Maroko podpisało porozumienie z izraelską firmą „Ratio Petroleum Energy” na poszukiwanie ropy naftowej i gazu ziemnego u wybrzeży Atlantyku, w tym w rejonie miasta Ad-Dachla w Saharze Zachodniej, terytorium o nieustalonym statusie międzynarodowym. Izraelska firma otrzymała prawo do wyłącznej eksploracji wybrzeży poprzez jej filię „Ratio Gibraltar”- zgodnie ze źródłami izraelskimi „Energia News”, na które powołał się „El Espanol” we wtorek.
Do umowy między firmą izraelską i Marokańskim Krajowym Urzędem Surowców Energetycznych i Kopalń (ONHYM) doszło w 9 miesięcy po podpisanym porozumieniu między Marokiem, Izraelem i Stanami Zjednoczonymi.

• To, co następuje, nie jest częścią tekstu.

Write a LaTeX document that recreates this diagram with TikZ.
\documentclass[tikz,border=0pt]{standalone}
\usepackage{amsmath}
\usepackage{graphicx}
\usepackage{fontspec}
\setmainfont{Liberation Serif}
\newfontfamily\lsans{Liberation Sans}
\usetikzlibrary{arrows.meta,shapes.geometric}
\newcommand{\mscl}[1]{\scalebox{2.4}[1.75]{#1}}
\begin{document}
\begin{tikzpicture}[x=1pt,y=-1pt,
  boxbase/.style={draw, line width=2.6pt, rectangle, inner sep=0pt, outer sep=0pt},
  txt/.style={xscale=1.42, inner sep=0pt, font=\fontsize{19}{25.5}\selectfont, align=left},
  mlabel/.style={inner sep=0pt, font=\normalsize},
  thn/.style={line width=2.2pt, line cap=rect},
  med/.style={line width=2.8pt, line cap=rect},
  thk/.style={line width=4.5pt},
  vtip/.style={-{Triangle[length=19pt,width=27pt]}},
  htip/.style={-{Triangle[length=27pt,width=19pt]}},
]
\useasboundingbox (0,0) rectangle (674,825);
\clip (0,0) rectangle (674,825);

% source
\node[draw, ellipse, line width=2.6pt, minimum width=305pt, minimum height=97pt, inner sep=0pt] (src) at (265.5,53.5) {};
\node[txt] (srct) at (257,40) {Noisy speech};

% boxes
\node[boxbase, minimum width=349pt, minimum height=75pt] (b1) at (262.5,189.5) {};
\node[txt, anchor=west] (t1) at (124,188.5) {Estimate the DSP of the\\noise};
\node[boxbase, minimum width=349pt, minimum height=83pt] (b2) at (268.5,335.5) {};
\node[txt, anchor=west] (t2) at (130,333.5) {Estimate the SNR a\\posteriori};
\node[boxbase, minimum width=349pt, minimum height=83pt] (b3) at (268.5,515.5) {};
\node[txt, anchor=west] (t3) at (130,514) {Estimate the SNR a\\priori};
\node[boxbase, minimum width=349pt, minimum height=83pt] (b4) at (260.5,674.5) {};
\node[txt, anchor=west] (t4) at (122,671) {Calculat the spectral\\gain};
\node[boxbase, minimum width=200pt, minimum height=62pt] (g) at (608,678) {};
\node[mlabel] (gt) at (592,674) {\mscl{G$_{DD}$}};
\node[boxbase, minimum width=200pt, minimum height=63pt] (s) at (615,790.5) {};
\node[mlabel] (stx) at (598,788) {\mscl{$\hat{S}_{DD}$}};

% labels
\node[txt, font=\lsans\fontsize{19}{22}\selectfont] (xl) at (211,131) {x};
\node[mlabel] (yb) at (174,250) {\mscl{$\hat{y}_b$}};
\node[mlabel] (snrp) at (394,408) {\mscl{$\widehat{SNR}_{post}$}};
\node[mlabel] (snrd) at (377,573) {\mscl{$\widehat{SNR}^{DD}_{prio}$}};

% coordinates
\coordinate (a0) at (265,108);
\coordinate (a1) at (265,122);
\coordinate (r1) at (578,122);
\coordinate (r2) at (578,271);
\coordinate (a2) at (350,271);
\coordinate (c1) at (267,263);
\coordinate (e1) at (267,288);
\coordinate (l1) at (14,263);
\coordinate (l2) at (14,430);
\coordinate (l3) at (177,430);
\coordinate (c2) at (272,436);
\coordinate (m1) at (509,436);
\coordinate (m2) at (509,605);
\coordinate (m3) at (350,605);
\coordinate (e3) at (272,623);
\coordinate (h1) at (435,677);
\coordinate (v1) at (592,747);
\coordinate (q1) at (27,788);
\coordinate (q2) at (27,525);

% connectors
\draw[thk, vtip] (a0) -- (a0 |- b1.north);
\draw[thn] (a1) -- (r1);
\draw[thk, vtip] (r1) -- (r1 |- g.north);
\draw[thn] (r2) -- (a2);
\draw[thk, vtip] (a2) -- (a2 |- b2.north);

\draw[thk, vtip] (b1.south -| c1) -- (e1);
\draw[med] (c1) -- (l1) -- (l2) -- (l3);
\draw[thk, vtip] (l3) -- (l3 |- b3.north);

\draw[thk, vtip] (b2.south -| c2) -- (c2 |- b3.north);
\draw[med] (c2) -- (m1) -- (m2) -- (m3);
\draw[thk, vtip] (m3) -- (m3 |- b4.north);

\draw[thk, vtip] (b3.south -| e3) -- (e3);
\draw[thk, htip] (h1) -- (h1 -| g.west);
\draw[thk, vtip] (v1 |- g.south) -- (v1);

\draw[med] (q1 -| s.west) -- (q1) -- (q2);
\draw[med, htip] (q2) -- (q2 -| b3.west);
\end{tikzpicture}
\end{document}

14 - stronicowy raport izraelski, do którego miał dostęp „El Espanol” precyzuje, że geologiczne badania eksploracyjne obejmą tzw. atlantycki blok Al -Dachla znajdujący się na południu Maroka wzdłuż wybrzeży Atlantyku i graniczący na północy z miastem Al - Dachla, a na południu z wybrzeżami Mauretanii. Według ONZ, Al -Dachla to miasto na Saharze Zachodniej będącej „nieautonomicznym terytorium oczekującym na dekolonizację” - przypomniał dziennik. Marokańsko - izraelskiej umowie sprzeciwiło się Stowarzyszenie Nadzoru Zasobów i Ochrony Środowiska Sahary Zachodniej (AREN).
Koncesja Maroka do prowadzenia poszukiwań ropy i gazu obejmuje obszar 109 tys. km2 wybrzeża atlantyckiego i została udzielona na okres 8 lat, z możliwością przedłużenia na okres 2 lat w przypadku wykrycia surowców. Zgodnie z prawem marokańskim, Rabat otrzymałby 7 proc. ropy znajdującej się na głębokości ponad 200 m pod wodą i przy produkcji ponad 500 tys. ton oraz 3,5 proc. gazu ziemnego, w przypadku znalezienia i eksploatacji surowców.
Izraelski dokument ujmuje, że „na części terytorium mieszka mniejszość etniczna (plemię Saharawi), która domaga się uznania niepodległości ze strony Maroka”, ale podkreśla, że „obecnie niektóre kraje, w tym Stany Zjednoczone, uznają suwerenność Maroka nad tym terytorium, choć inne kraje jej nie uznają”. Ambasador Izraela w Rabacie David Govrin w wywiadzie dla EFE 24 w bm. powiedział, że Izrael popiera bezpośrednie negocjacje między skonfliktowanymi stronami w celu osiągnięcia pokojowego rozwiązania.
Stowarzyszenie Nadzoru Zasobów i Ochrony Środowiska Sahary Zachodniej (AREN) uznało umowę za „nielegalną”, „zawartą z pogwałceniem prawa międzynarodowego”. W komunikacie prasowym organizacja oskarżyła „Ratio Gibraltar” o wspieranie okupacji marokańskiej i pozbawienie Saharyjczyków prawa do ich zasobów naturalnych, a także wezwała Izrael do anulowania porozumienia.
Dziennik „El Espanol” przypomniał, że Maroko w marcu 2020 r. rozszerzyło swoją wyłączną strefę ekonomiczną o 200 mil, a szelf kontynentalny o 350 mil., co w praktyce oznacza objęcie wód Sahary Zachodniej oraz części wód należących do hiszpańskich Wysp Kanaryjskich. Problem ten ma być podniesiony podczas rozmów bilateralnych Rabatu z Madrytem.